Don’t miss the latest developments in business and finance.

The four essentials

The bare minimum the Budget should accomplish

Image
Business Standard New Delhi
Last Updated : Jan 21 2013 | 2:31 AM IST

Now that the Assembly elections in five states are over, with what can only be called a defeat for the Congress, the pressure is on Finance Minister Pranab Mukherjee to help the United Progressive Alliance, in its second term, (UPA-II) out of the hole it’s in. Mr Mukherjee’s job is unenviable: the government has been stuck in policy paralysis for months; political obstructionism among its allies and the Opposition have held up basic reform; and the fiscal space has shrunk. Yet there is a certain minimum of reform that is both politically feasible and economically sensible. If this minimum is accomplished in the next Budget, Mr Mukherjee will have averted disaster.

Most importantly, the Budget must show a credible commitment to halting the explosive growth of the subsidy bill. Subsidies are an unsustainable 2.5 per cent of GDP now, and are likely to exceed budgeted estimates by Rs 90,000 crore. Almost half of the bill is due to fuel and fertiliser subsidies, both of which are pushed up by high global oil prices. Those oil prices are not coming down any time soon. UPA-II has committed itself to a food security Bill which is expected to further increase expenditure, even though the cash drawer is pretty bare already. Meanwhile, the administered price of food has not changed since 2002. In order to restore faith that India will, at some point in the future, return to a path of fiscal prudence, some tough reform will be necessary. In particular, a clear road map on how and when the entitlement regime will be fixed – ideally through an accelerated use of Unique ID-enabled transfers – has moved from being a theoretical possibility to a practical necessity. Credible structural change in the subsidy regime on those lines is essential. If necessary, a legislated cap on subsidies as a proportion of GDP should be proposed and passed. Unless there is movement on this front, this Budget could justifiably be declared a failure, politically and economically.

There are, in addition, three basic steps that should be taken on the expenditure side as a bare minimum. The first is a rollback of the cuts in indirect taxes that were made as a stimulus in the post-financial crisis period. The model central value-added tax, or Cenvat, before the Budget of 2008-09 was 16 per cent. It is now 10 per cent. It should be moved up by at least two per cent. In addition, the goods and services tax, or GST, cannot be anticipated forever by this government.
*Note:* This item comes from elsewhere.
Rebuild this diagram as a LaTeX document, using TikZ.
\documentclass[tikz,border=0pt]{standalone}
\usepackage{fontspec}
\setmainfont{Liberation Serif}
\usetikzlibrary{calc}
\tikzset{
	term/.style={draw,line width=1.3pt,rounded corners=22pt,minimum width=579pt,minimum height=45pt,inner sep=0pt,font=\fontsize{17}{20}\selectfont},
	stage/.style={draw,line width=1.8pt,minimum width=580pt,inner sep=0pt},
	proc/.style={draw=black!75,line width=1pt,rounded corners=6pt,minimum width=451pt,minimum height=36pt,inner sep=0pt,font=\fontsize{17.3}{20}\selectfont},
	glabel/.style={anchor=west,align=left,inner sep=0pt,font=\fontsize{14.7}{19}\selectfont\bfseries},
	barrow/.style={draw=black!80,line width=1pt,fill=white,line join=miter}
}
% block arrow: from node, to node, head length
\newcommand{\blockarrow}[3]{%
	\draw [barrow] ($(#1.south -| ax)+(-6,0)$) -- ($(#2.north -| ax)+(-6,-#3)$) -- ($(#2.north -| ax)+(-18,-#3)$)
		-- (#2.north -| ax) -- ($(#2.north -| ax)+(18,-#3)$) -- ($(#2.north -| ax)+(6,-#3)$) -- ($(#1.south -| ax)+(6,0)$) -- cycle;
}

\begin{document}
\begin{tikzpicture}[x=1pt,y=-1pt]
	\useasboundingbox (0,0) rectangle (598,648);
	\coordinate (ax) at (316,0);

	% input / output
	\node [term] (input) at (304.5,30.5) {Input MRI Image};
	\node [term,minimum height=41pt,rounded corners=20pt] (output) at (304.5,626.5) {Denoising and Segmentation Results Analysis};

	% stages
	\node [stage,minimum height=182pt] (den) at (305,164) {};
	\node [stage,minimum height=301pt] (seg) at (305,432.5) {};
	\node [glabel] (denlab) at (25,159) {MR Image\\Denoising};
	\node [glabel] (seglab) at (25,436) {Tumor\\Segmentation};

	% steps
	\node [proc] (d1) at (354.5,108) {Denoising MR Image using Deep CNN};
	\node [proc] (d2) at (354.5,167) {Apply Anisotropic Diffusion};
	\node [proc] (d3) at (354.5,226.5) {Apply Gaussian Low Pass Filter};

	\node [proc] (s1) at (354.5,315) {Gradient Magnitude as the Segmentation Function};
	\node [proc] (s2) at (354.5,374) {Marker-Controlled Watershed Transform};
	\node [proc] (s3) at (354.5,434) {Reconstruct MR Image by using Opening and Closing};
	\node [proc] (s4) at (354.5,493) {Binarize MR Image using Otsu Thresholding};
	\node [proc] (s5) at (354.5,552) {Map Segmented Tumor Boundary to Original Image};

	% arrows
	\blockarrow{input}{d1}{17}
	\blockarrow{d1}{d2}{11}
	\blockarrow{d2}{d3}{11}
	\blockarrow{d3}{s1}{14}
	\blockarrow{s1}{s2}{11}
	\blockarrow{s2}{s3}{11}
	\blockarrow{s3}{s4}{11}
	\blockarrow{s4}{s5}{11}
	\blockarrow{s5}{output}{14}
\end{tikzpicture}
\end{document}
If the states are unwilling to move forward quickly, the Centre should at least mandate a negative list of services, thereby expanding the service tax net. Finally, the last few Budgets inaugurated something of an exemption raj. That trend must be reversed by expanding the base of direct taxes. The minimum alternative tax, or MAT, stands at 18.5 per cent, although the effective rate of corporate income tax is 23 per cent. In his last Budget, Mr Mukherjee raised MAT by half a percentage point. By raising this rate further, he could reduce the gap between MAT and the effective tax rate, increase the direct tax mop-up and make the system more rational. If Mr Mukherjee’s Budget can manage these four things, it will have achieved the bare minimum necessary.